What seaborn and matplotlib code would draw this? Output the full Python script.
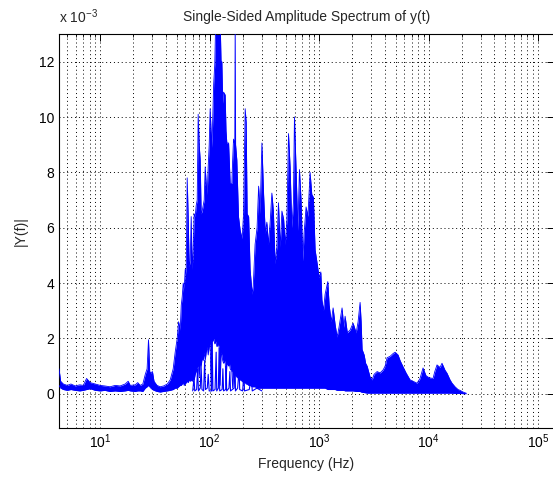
import numpy as np
import pandas as pd
import matplotlib
matplotlib.use("Agg")
import matplotlib.pyplot as plt
import seaborn as sns
from matplotlib.ticker import LogLocator, NullFormatter, FixedLocator

# ---- data (amplitude in units of 1e-3) ----
freq_hz = [4.2, 4.35, 4.6, 5.0, 5.4, 5.9, 6.5, 7.0, 7.5, 8.1, 9.0, 10.0, 11.0, 12.3, 13.7, 15.2,
           16.9, 18.0, 18.8, 20.9, 22.0, 23.2, 24.5, 25.8, 26.8, 27.6, 28.3, 29.0, 30.0, 31.0,
           33.0, 35.3, 38.0, 41.0, 43.6, 46.4, 48.4, 50.5, 52.0, 53.8, 55.0, 56.1, 57.3, 58.5,
           59.8, 61.0, 62.3, 63.6, 65.0, 66.4, 67.8, 69.2, 70.7, 72.2, 73.7, 75.3, 76.9, 78.5,
           80.2, 81.9, 83.6, 85.4, 87.2, 89.1, 91.0, 92.9, 94.9, 96.9, 99.0, 101.0, 103.0,
           104.9, 106.8, 108.8, 111.3, 113.5, 116.5, 119.6, 122.5, 124.7, 127.0, 129.2, 131.5,
           133.9, 138.5, 141.0, 143.5, 148.9, 151.5, 153.9, 159.4, 162.0, 165.2, 169.5, 171.0,
           172.5, 177.0, 183.4, 190.0, 198.0, 204.0, 211.0, 215.5, 220.0, 227.0, 234.0, 244.5,
           250.0, 260.0, 271.0, 280.0, 289.0, 300.0, 311.0, 322.0, 333.0, 344.0, 357.0, 370.0,
           382.0, 396.0, 411.0, 425.0, 441.0, 457.0, 474.0, 490.0, 508.0, 525.0, 543.0, 563.0,
           582.0, 595.0, 617.0, 639.0, 661.0, 684.0, 709.0, 729.0, 760.0, 790.0, 827.0, 857.0,
           886.0, 919.0, 960.0, 1000.0, 1036.0, 1060.0, 1095.0, 1135.0, 1200.0, 1235.0, 1290.0,
           1342.0, 1400.0, 1460.0, 1520.0, 1620.0, 1680.0, 1728.0, 1810.0, 1919.0, 2045.0,
           2180.0, 2270.0, 2368.0, 2420.0, 2470.0, 2580.0, 2660.0, 2744.0, 2923.0, 3049.0,
           3180.0, 3388.0, 3608.0, 3843.0, 4010.0, 4178.0, 4450.0, 4740.0, 4944.0, 5265.0,
           5490.0, 5848.0, 6230.0, 6774.0, 7216.0, 7846.0, 8357.0, 8901.0, 9480.0, 9887.0,
           10310.0, 10984.0, 11400.0, 11943.0, 12721.0, 13268.0, 14130.0, 14747.0, 15708.0,
           16383.0, 17450.0, 18586.0, 19400.0, 20660.0, 21550.0, 22050.0]

upper_amp = [0.9, 0.45, 0.35, 0.3, 0.35, 0.28, 0.32, 0.3, 0.55, 0.4, 0.35, 0.3, 0.28, 0.25, 0.3, 0.28,
             0.35, 0.45, 0.3, 0.32, 0.4, 0.3, 0.35, 0.7, 0.9, 1.95, 0.8, 0.75, 0.8, 0.45,
             0.3, 0.25, 0.28, 0.35, 0.5, 0.9, 1.5, 2.0, 2.6, 2.3, 3.2, 3.5, 4.0, 3.8,
             4.5, 4.3, 7.8, 6.4, 4.6, 4.8, 6.4, 4.5, 5.2, 6.5, 6.4, 6.8, 7.0, 10.1,
             9.0, 8.45, 6.5, 6.6, 6.8, 7.0, 8.2, 7.6, 7.2, 8.2, 9.0, 10.3, 9.5,
             8.9, 10.0, 11.2, 11.9, 13.5, 13.5, 13.5, 13.5, 13.5, 12.0, 12.0, 10.5,
             10.9, 10.8, 9.5, 9.06, 9.06, 8.3, 7.6, 7.6, 8.4, 9.2, 9.0, 13.5,
             9.0, 8.45, 6.4, 5.9, 5.6, 6.5, 10.3, 9.8, 6.5, 6.4, 4.5, 3.6,
             3.9, 5.4, 6.0, 7.5, 6.5, 9.06, 7.2, 5.8, 6.2, 5.4, 6.2, 7.25,
             6.6, 4.7, 5.3, 6.9, 5.3, 6.6, 6.3, 5.4, 6.3, 9.4, 8.2, 6.0,
             6.9, 10.0, 8.0, 5.9, 8.1, 7.0, 4.8, 5.8, 6.75, 6.4, 8.0, 7.2,
             7.1, 5.2, 4.7, 4.2, 4.4, 3.4, 3.0, 3.6, 4.05, 3.2, 2.6,
             3.1, 2.5, 2.05, 2.4, 3.1, 2.4, 2.8, 2.2, 2.3, 2.55,
             2.2, 2.6, 3.3, 2.6, 1.6, 1.4, 1.1, 1.0, 0.6, 0.5,
             0.7, 0.8, 0.75, 0.86, 1.0, 1.3, 1.35, 1.45, 1.5, 1.4,
             1.2, 0.97, 0.75, 0.5, 0.45, 0.38, 0.55, 0.93, 0.65, 0.6,
             0.57, 0.55, 0.8, 1.04, 0.95, 1.1, 0.85, 0.74, 0.5,
             0.38, 0.25, 0.15, 0.12, 0.06, 0.03, 0.02]

lower_amp = [0.3, 0.2, 0.15, 0.12, 0.15, 0.12, 0.1, 0.12, 0.15, 0.18, 0.12, 0.1, 0.12, 0.08, 0.1, 0.08,
             0.1, 0.12, 0.1, 0.08, 0.1, 0.1, 0.08, 0.2, 0.25, 0.3, 0.25, 0.2, 0.15, 0.12,
             0.08, 0.06, 0.08, 0.1, 0.12, 0.15, 0.2, 0.2, 0.25, 0.3, 0.3, 0.35, 0.4, 0.3,
             0.35, 0.4, 0.45, 0.4, 0.5, 0.45, 0.5, 0.45, 0.55, 0.5, 0.7, 0.8, 0.95, 1.0,
             0.6, 1.1, 1.0, 1.3, 1.2, 1.5, 1.2, 1.5, 1.7, 1.4, 1.7, 1.8, 0.2,
             1.9, 1.9, 2.0, 1.8, 1.9, 1.7, 1.8, 1.65, 0.3, 1.5, 1.4, 1.2,
             1.1, 1.2, 0.3, 1.1, 1.0, 1.1, 0.9, 0.8, 0.2, 0.8, 0.7, 0.7,
             0.65, 0.6, 0.55, 0.5, 0.45, 0.4, 0.4, 0.35, 0.35, 0.3, 0.3, 0.25,
             0.25, 0.25, 0.2, 0.2, 0.2, 0.2, 0.2, 0.2, 0.2, 0.2, 0.2, 0.2,
             0.2, 0.2, 0.2, 0.2, 0.2, 0.2, 0.2, 0.2, 0.2, 0.2, 0.2, 0.2,
             0.2, 0.2, 0.2, 0.2, 0.2, 0.2, 0.2, 0.2, 0.2, 0.2, 0.2, 0.2,
             0.2, 0.2, 0.2, 0.2, 0.2, 0.2, 0.2, 0.2, 0.15, 0.15, 0.15,
             0.15, 0.15, 0.12, 0.12, 0.12, 0.12, 0.1, 0.1, 0.1, 0.1,
             0.08, 0.08, 0.08, 0.06, 0.05, 0.04, 0.03, 0.02, 0.02, 0.02,
             0.02, 0.02, 0.02, 0.02, 0.02, 0.02, 0.02, 0.02, 0.02, 0.02,
             0.02, 0.02, 0.02, 0.02, 0.02, 0.02, 0.02, 0.02, 0.02, 0.02,
             0.02, 0.02, 0.02, 0.02, 0.02, 0.02, 0.02, 0.02, 0.02,
             0.02, 0.01, 0.01, 0.01, 0.0, 0.0, 0.0]

# isolated low spikes rising from the floor under the main band
floor_hz = [70, 72, 73, 76, 77.5, 79, 82, 83.5, 85, 88, 90, 91.5, 95, 97, 99, 104, 105.4, 107,
            112, 114.6, 116, 120, 122, 123.5, 130, 132, 134, 140, 141.5, 143, 150, 153, 155,
            167, 170.5, 172, 180, 186, 188, 200, 206, 208, 230, 240, 245, 270, 300]
floor_amp = [0.1, 0.6, 0.1, 0.15, 0.9, 0.1, 0.2, 1.0, 0.15, 0.1, 1.2, 0.15, 0.2, 0.7, 0.1, 0.1, 2.0, 0.1,
             0.15, 1.5, 0.1, 0.2, 1.65, 0.1, 0.15, 0.9, 0.1, 0.15, 1.0, 0.1, 0.2, 0.8, 0.1,
             0.2, 1.46, 0.1, 0.2, 0.9, 0.15, 0.1, 0.8, 0.1, 0.15, 0.6, 0.1, 0.2, 0.1]

x_major = [10, 100, 1000, 10000, 100000]
y_major = [0, 2, 4, 6, 8, 10, 12]

# ---- style ----
sns.set_theme(style="white")
plt.rcParams["font.family"] = ["Liberation Sans", "DejaVu Sans"]
plt.rcParams["mathtext.fontset"] = "custom"
plt.rcParams["mathtext.rm"] = "Liberation Sans"
plt.rcParams["mathtext.it"] = "Liberation Sans:italic"
plt.rcParams["mathtext.default"] = "regular"

fig = plt.figure(figsize=(5.53, 4.79), dpi=100)
ax = fig.add_axes([59 / 553, 51 / 479, 495 / 553, 394 / 479])

blue = (0, 0, 1)
# band between lower and upper envelope, one piece
ax.fill_between(freq_hz, lower_amp, upper_amp, color=blue, linewidth=0, zorder=2)
sns.lineplot(x=freq_hz, y=upper_amp, ax=ax, color=blue, linewidth=0.6,
             estimator=None, sort=False, zorder=3)
sns.lineplot(x=freq_hz, y=lower_amp, ax=ax, color=blue, linewidth=0.6,
             estimator=None, sort=False, zorder=3)
sns.lineplot(x=floor_hz, y=floor_amp, ax=ax, color=blue, linewidth=0.8,
             estimator=None, sort=False, zorder=3)

ax.set_xscale("log")
ax.set_xlim(4.2, 1.4e5)
ax.set_ylim(-1.24, 13)
ax.xaxis.set_major_locator(FixedLocator(x_major))
ax.xaxis.set_minor_locator(LogLocator(base=10, subs=np.arange(2, 10)))
ax.xaxis.set_minor_formatter(NullFormatter())
ax.set_xticks(x_major)
ax.set_xticklabels([r"$10^{%d}$" % int(np.log10(v)) for v in x_major])
ax.set_yticks(y_major)
ax.set_yticklabels([str(v) for v in y_major])

dots = (0, (1, 3))
ax.set_axisbelow(True)
ax.grid(which="major", axis="both", color="black", linestyle=dots, linewidth=0.7)
ax.grid(which="minor", axis="x", color="black", linestyle=dots, linewidth=0.7)

ax.tick_params(which="both", direction="in", top=True, right=True, colors="black",
               labelsize=10)
ax.tick_params(which="major", length=5, width=0.7)
ax.tick_params(which="minor", length=2.5, width=0.6)
for s in ax.spines.values():
    s.set_color("black")
    s.set_linewidth(0.8)

ax.set_title("Single-Sided Amplitude Spectrum of y(t)", fontsize=10, pad=9)
ax.set_xlabel("Frequency (Hz)", fontsize=10, labelpad=4)
ax.set_ylabel("|Y(f)|", fontsize=10, labelpad=8)
ax.text(0.0, 1.02, r"x 10$^{-3}$", transform=ax.transAxes, ha="left", va="bottom",
        fontsize=10)

fig.savefig("out.png", dpi=100)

=== The task ===
Leave out the pictures and restate, word for word, the lines from the top of the data through the line containing "from matplotlib.ticker import", both included.

=== Solution to the exercise ===
What seaborn and matplotlib code would draw this? Output the full Python script.
import numpy as np
import pandas as pd
import matplotlib
matplotlib.use("Agg")
import matplotlib.pyplot as plt
import seaborn as sns
from matplotlib.ticker import LogLocator, NullFormatter, FixedLocator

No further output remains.